Despite the significant findings of this study, some limitations must be considered. First, the calibration model was primarily validated in specific regions and specific pollutants, limiting its generalizability to other regions and pollutants. Future research should focus on testing the model in more diverse environmental conditions, with a broader range of sensor types and pollutants, to assess its adaptability and robustness. Additionally, the issue of sensor drift over long-term use remains a critical challenge, as the performance of low-cost sensors may degrade over time.

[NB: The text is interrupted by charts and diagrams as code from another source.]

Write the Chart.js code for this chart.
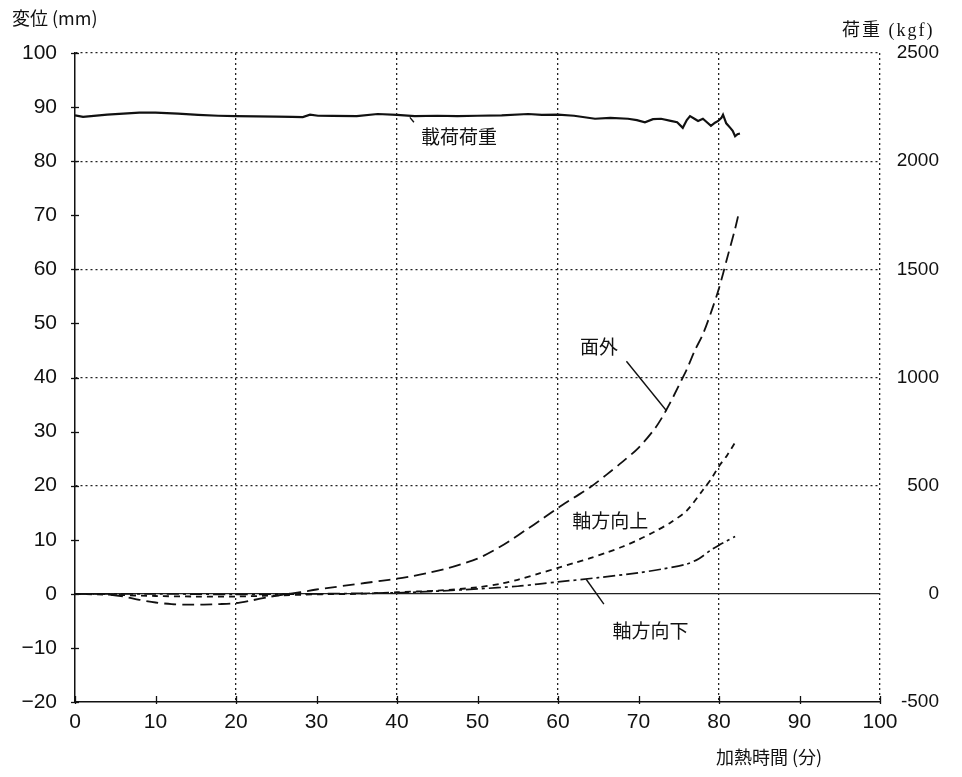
<!DOCTYPE html>
<html><head><meta charset="utf-8">
<script src="https://cdn.jsdelivr.net/npm/chart.js@4.4.1/dist/chart.umd.min.js"></script>
<style>html,body{margin:0;padding:0;background:#fff;}canvas{display:block}</style>
</head><body>
<canvas id="c" width="962" height="777"></canvas>
<script>
// ---- tick labels ----
const timeTicks = [0,10,20,30,40,50,60,70,80,90,100];
const dispTicks = [-20,-10,0,10,20,30,40,50,60,70,80,90,100];
const loadTicks = [-500,0,500,1000,1500,2000,2500];

// ---- series: 載荷荷重 (kgf, right axis) ----
const loadTime = [0,1,2,4,6,8,10,12.8,15.3,17.8,20,22.5,25,27,28.3,29.2,30.2,32,35,37.6,40,42.2,45,47.5,50,53,56.3,58,60,62,64.6,66.5,68.7,69.8,70.8,71.8,72.8,74,74.8,75.5,76,76.4,77,77.4,78,78.5,79,79.5,79.9,80.3,80.5,80.9,81.4,81.7,82,82.3,82.6];
const loadKgf  = [2212,2205,2208,2215,2220,2224,2224,2220,2214,2210,2208,2207,2206,2205,2204,2215,2210,2209,2208,2218,2214,2208,2210,2208,2210,2212,2218,2214,2215,2210,2196,2200,2196,2190,2180,2194,2196,2186,2180,2154,2190,2208,2195,2186,2196,2180,2163,2178,2186,2200,2215,2175,2154,2140,2115,2125,2128];

// ---- series: 面外 (mm) ----
const outTime = [0,2,4,6,8,10,12,14,16,18,20,22,24,26,28,30,32,34,36,38,40,42,44,46,48,50,52,54,56,58,60,62,64,66,68,70,72,73,74,75,76,77,78,79,80,81,82,82.4];
const outMm   = [0,0,-0.1,-0.5,-1.1,-1.6,-1.9,-2.0,-2.0,-1.9,-1.7,-1.2,-0.6,-0.1,0.3,0.8,1.2,1.6,2.0,2.4,2.8,3.3,3.9,4.6,5.5,6.5,8.0,9.8,11.8,13.8,15.9,17.8,19.7,22.0,24.4,27.0,30.5,32.8,35.5,38.5,41.5,45.0,48.0,52.0,56.5,62.0,67.5,70.0];

// ---- series: 軸方向上 (mm) ----
const upTime = [0,5,10,15,20,25,30,35,40,45,50,53,55,57.5,60,62,64,66,68,70,72,74,76,78,79,80,81,82];
const upMm   = [0,-0.2,-0.4,-0.5,-0.5,-0.3,-0.1,0,0.3,0.6,1.2,1.9,2.6,3.7,4.8,5.7,6.6,7.6,8.7,10.0,11.5,13.2,15.4,19.2,21.2,23.6,25.6,28.0];

// ---- series: 軸方向下 (mm) ----
const downTime = [0,10,20,30,40,45,50,55,57.5,60,65,70,73,76,77.5,79,80,81,82];
const downMm   = [0,0,-0.1,0,0.2,0.5,0.9,1.4,1.8,2.2,3.0,3.9,4.6,5.5,6.5,8.1,9.0,9.8,10.6];

// ---- text ----
const leftTitle = '変位 (mm)';
const rightTitle = '荷重 (kgf)';
const xTitle = '加熱時間 (分)';
const labelLoad = '載荷荷重', labelOut = '面外', labelUp = '軸方向上', labelDown = '軸方向下';

const pts = (xs, ys) => xs.map((x, i) => ({x: x, y: ys[i]}));
const CJK = '"Noto Sans CJK JP", sans-serif';

const extras = {
  id: 'extras',
  afterDraw(chart) {
    const {ctx, scales} = chart;
    const x = scales.x, y = scales.y;
    const L = chart.chartArea.left, B = chart.chartArea.bottom;
    ctx.save();
    ctx.strokeStyle = '#111';
    ctx.lineWidth = 1.3;
    dispTicks.forEach(v => {
      const py = Math.round(y.getPixelForValue(v)) + 0.5;
      ctx.beginPath(); ctx.moveTo(L - 4, py); ctx.lineTo(L + 4, py); ctx.stroke();
    });
    timeTicks.forEach(v => {
      const px = Math.round(x.getPixelForValue(v)) + 0.5;
      ctx.beginPath(); ctx.moveTo(px, B - 6); ctx.lineTo(px, B + 2); ctx.stroke();
    });
    const leader = (ax, ay, bx, by) => {
      ctx.beginPath();
      ctx.moveTo(x.getPixelForValue(ax), y.getPixelForValue(ay));
      ctx.lineTo(x.getPixelForValue(bx), y.getPixelForValue(by));
      ctx.stroke();
    };
    ctx.lineWidth = 1.4;
    leader(68.5, 43, 73.5, 33.8);
    leader(63.5, 2.7, 65.7, -1.9);
    leader(41.6, 88.1, 42.1, 87.2);
    ctx.fillStyle = '#111';
    ctx.textAlign = 'center'; ctx.textBaseline = 'middle';
    const label = (t, dx, dy, size) => {
      ctx.font = size + 'px ' + CJK;
      ctx.fillText(t, x.getPixelForValue(dx), y.getPixelForValue(dy));
    };
    label(labelLoad, 47.7, 84.6, 19);
    label(labelOut, 65.1, 45.7, 19);
    label(labelUp, 66.5, 13.5, 19);
    label(labelDown, 71.5, -6.8, 19);
    ctx.textAlign = 'left';
    ctx.font = '18px ' + CJK;
    ctx.fillText(leftTitle, 12, 18);
    ctx.font = '18px "Liberation Serif", ' + CJK;
    if ('letterSpacing' in ctx) ctx.letterSpacing = '2px';
    ctx.fillText(rightTitle, 842, 31);
    if ('letterSpacing' in ctx) ctx.letterSpacing = '0px';
    ctx.font = '18px ' + CJK;
    ctx.fillText(xTitle, 716, 757);
    ctx.restore();
  }
};

new Chart(document.getElementById('c'), {
  type: 'line',
  data: {
    datasets: [
      {label: labelLoad, data: pts(loadTime, loadKgf), yAxisID: 'y1', borderColor: '#111', borderWidth: 2.2, pointRadius: 0, tension: 0},
      {label: labelOut, data: pts(outTime, outMm), yAxisID: 'y', borderColor: '#111', borderWidth: 1.8, borderDash: [12, 6], pointRadius: 0, tension: 0.3},
      {label: labelUp, data: pts(upTime, upMm), yAxisID: 'y', borderColor: '#111', borderWidth: 1.8, borderDash: [6, 5], pointRadius: 0, tension: 0.3},
      {label: labelDown, data: pts(downTime, downMm), yAxisID: 'y', borderColor: '#111', borderWidth: 1.7, borderDash: [12, 4, 3, 4], pointRadius: 0, tension: 0.3}
    ]
  },
  options: {
    responsive: false,
    animation: false,
    events: [],
    layout: {padding: {top: 53, right: 23, bottom: 0, left: 0}},
    plugins: {legend: {display: false}, tooltip: {enabled: false}, title: {display: false}},
    scales: {
      x: {
        type: 'linear', min: 0, max: 100,
        afterBuildTicks: s => { s.ticks = timeTicks.map(v => ({value: v})); },
        afterFit: s => { s.height = 75; },
        grid: {
          color: c => (c.tick && c.tick.value > 0 && c.tick.value % 20 === 0) ? '#222' : 'rgba(0,0,0,0)',
          lineWidth: 1.3, drawTicks: false
        },
        border: {display: true, color: '#111', width: 1.5, dash: [2, 3]},
        ticks: {color: '#111', padding: 8, maxRotation: 0, autoSkip: false, font: {family: '"Liberation Sans", Arial, sans-serif', size: 21},
          callback: v => String(v)}
      },
      y: {
        type: 'linear', position: 'left', min: -20, max: 100,
        afterBuildTicks: s => { s.ticks = dispTicks.map(v => ({value: v})); },
        afterFit: s => { s.width = 75; },
        grid: {
          color: c => (c.tick && c.tick.value > -20 && c.tick.value % 20 === 0) ? '#222' : 'rgba(0,0,0,0)',
          lineWidth: c => (c.tick && c.tick.value === 0) ? 1.2 : 1.3, drawTicks: false
        },
        border: {display: true, color: '#111', width: 1.5, dash: c => (c.tick && c.tick.value === 0) ? [] : [2, 3]},
        ticks: {color: '#111', padding: 18, autoSkip: false, font: {family: '"Liberation Sans", Arial, sans-serif', size: 21},
          callback: v => (v < 0 ? '\u2212' + Math.abs(v) : String(v))}
      },
      y1: {
        type: 'linear', position: 'right', min: -500, max: 2500,
        afterBuildTicks: s => { s.ticks = loadTicks.map(v => ({value: v})); },
        afterFit: s => { s.width = 59; },
        grid: {drawOnChartArea: false, drawTicks: false},
        border: {display: false},
        ticks: {color: '#111', crossAlign: 'far', autoSkip: false, padding: 0,
          font: {family: '"Liberation Sans Narrow", "Liberation Sans", sans-serif', size: 19},
          callback: v => String(v)}
      }
    }
  },
  plugins: [extras]
});
</script>
</body></html>
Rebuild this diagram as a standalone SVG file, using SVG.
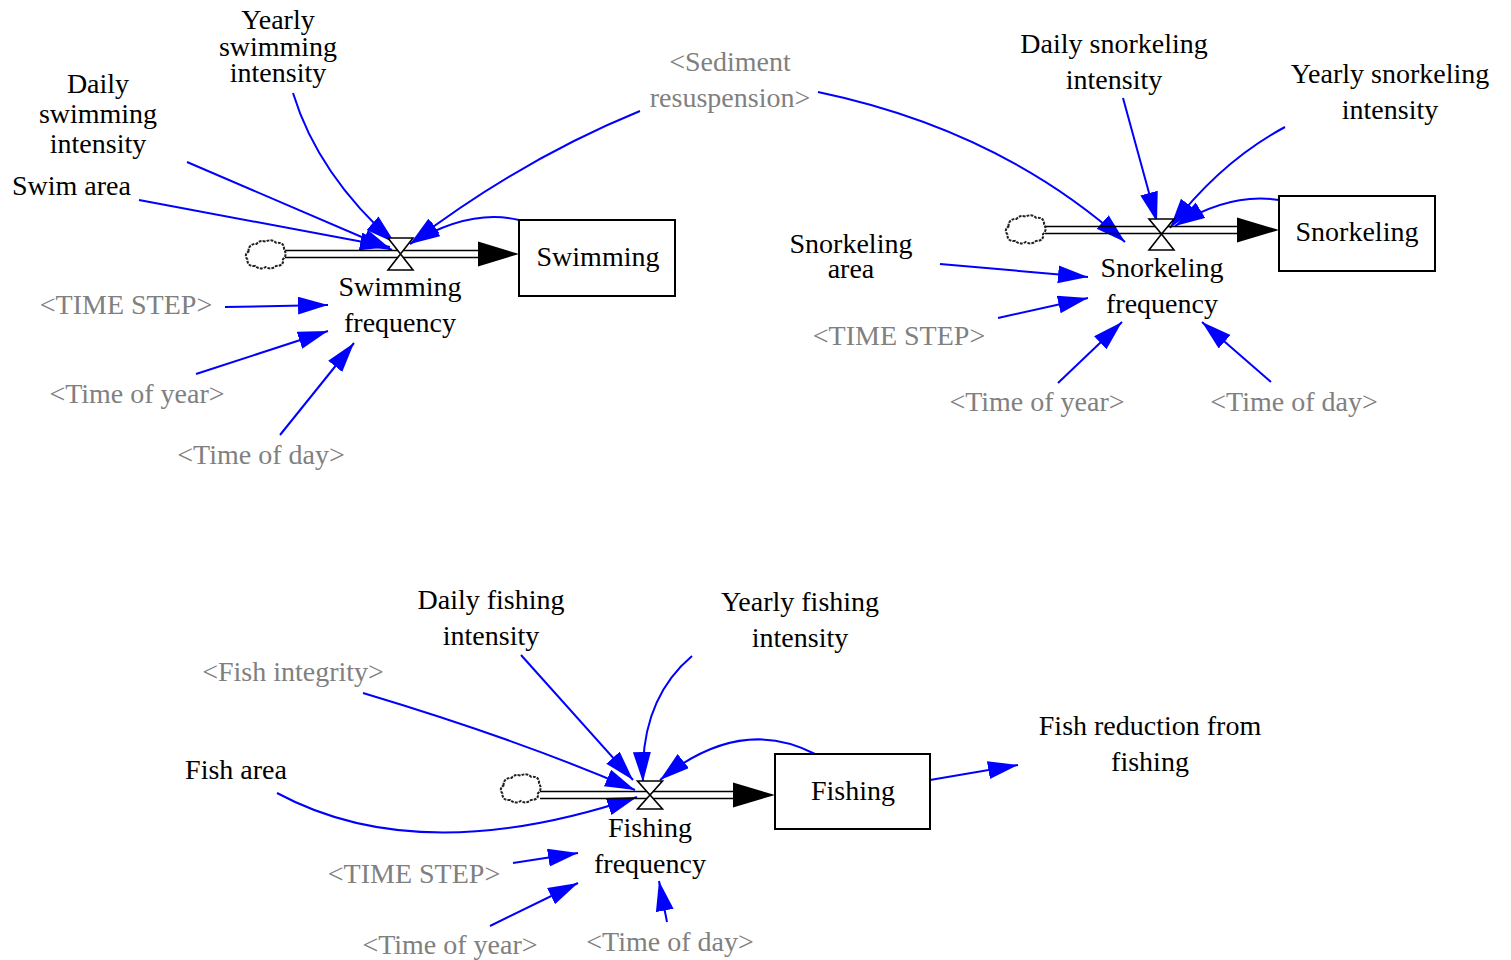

Addressing this issue will require the development of more effective calibration techniques to account for sensor aging and environmental factors. Furthermore, while the current model performs well under the conditions tested, exploring potential improvements in model scalability and computational efficiency is an important direction for future work. These efforts will help extend the applicability of the MCRTF-CM model to real-world air quality monitoring systems on a larger scale.